Against the date just given, Delitzsch urges the coincidences between Habakkuk and the prophecies of Zephaniah and Jeremiah written in the time of Josiah. In relation to Zephaniah, only the passage, Habakkuk 2:20, comp. Zephaniah 1:7, “keep silence before the Lord,” comes into consideration. However the proof based upon conformity of sound is always two-edged, therefore relatively without edge. If it must be conceded that Zephaniah has very many passages from older prophets, it does not at all follow from this, that he must be pressed down to such a measure of dependence, that he has nothing original, and that wheresoever he coincides with another prophet he is always the borrower. Or will Delitzsch on account of Zephaniah 1:18 (comp. Ezekiel 7:19), make Ezekiel also prophecy before Zephaniah? And if Delitzsch urges the more detailed form of the sentence [des Spruchs, sentence, judgment], in Habakkuk as a proof of originality, then there is no ground to deviate, in Habakkuk, from the common principle of criticism, that the briefer passage has for itself the prejudice in favor of the higher antiquity. On the one hand, it is not in the fact that he would generally be absolutely original, which Delitzsch himself in regard to the passages Habakkuk 2:1-13; Habakkuk 3:18 (which might be easily multiplied) (comp. Micah 3:10; Isaiah 11:9; Micah 7:7), must grant; and on the other hand, he is indeed also in regard to other prophets a borrower, who enriches what he borrows; comp, e. g., Habakkuk 2:15 ff. with Nahum 3:11; Nahum 2:1-4 with Isaiah 28:16. If finally Delitzsch thinks that he can draw a proof for the higher antiquity of Habakkuk from the fact that in Zephaniah a decline of the prophetic originality is manifested, still this subjective observation even according to the opinion of Delitzsch does not proceed upon a chronological ground—for he can, at the most, fix a difference of six years between their prophecies—but upon an individual [ground]. Just as the coincidences with Zephaniah, so also those with Jeremiah are capable of a double turn.

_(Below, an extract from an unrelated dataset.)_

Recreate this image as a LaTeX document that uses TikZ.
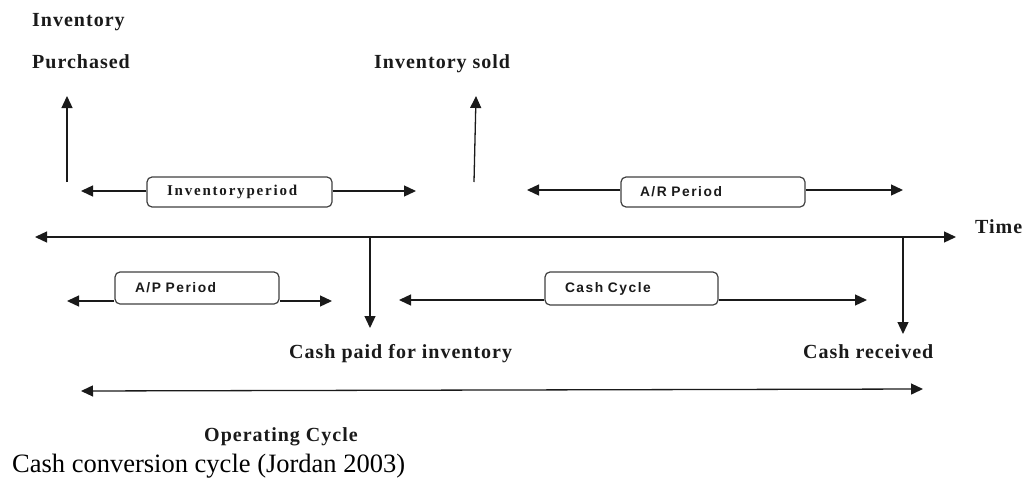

There is no reason whatever, why the leopards ( Habakkuk 1:8), should be more original than the eagles ( Jeremiah 4:13), and why the wolves of the desert ( Jeremiah 5:6), should be later than the evening wolves ( Habakkuk 1:8), which besides referring to Psalm 59. are perhaps borrowed from Zephaniah 3:3.

But the argument, which, in the opinion of Delitzsch, is most conclusive, namely, that if Habakkuk had predicted the Chaldæan catastrophe so long before it happened, a proof of the inspiration of his prophecy is derived from this prophetic power, is not, on several grounds, determinative. First, because it is an argument ex utilitate. Next, because it does not at all need this: we have an argument belonging here in Isaiah 39, which even invalidates the one offered by Delitzsch, since Habakkuk would take up again and continue Isaiah. Finally, from the fact that prophets predicted future events long beforehand (to deny which in these days is nothing new), a proof of inspiration is derived only for him who is entirely skeptical in regard to the divination of the heathen and its verification, which is not seldom elevated above all opposition. The proof of inspiration lies not merely in the gift of foretelling indididual temporal events, but much deeper. (Comp. Düsterdieck, De Rei Propheticæ, in V. T. natura ethica, Gott, 1852). If Habakkuk had written only the single declaration Habakkuk 2:4, it would have afforded a stronger proof of his inspiration to him who believes, than if he had foretold, in the time of Abraham, the fall of Babylon. But to him who is not open to conviction, even the proof from foretelling events, at such a distance, is of no value, as Delitzsch himself might see from the contemptible treatment which his honest labor had to endure from Hitzig. Comp. infra, p15.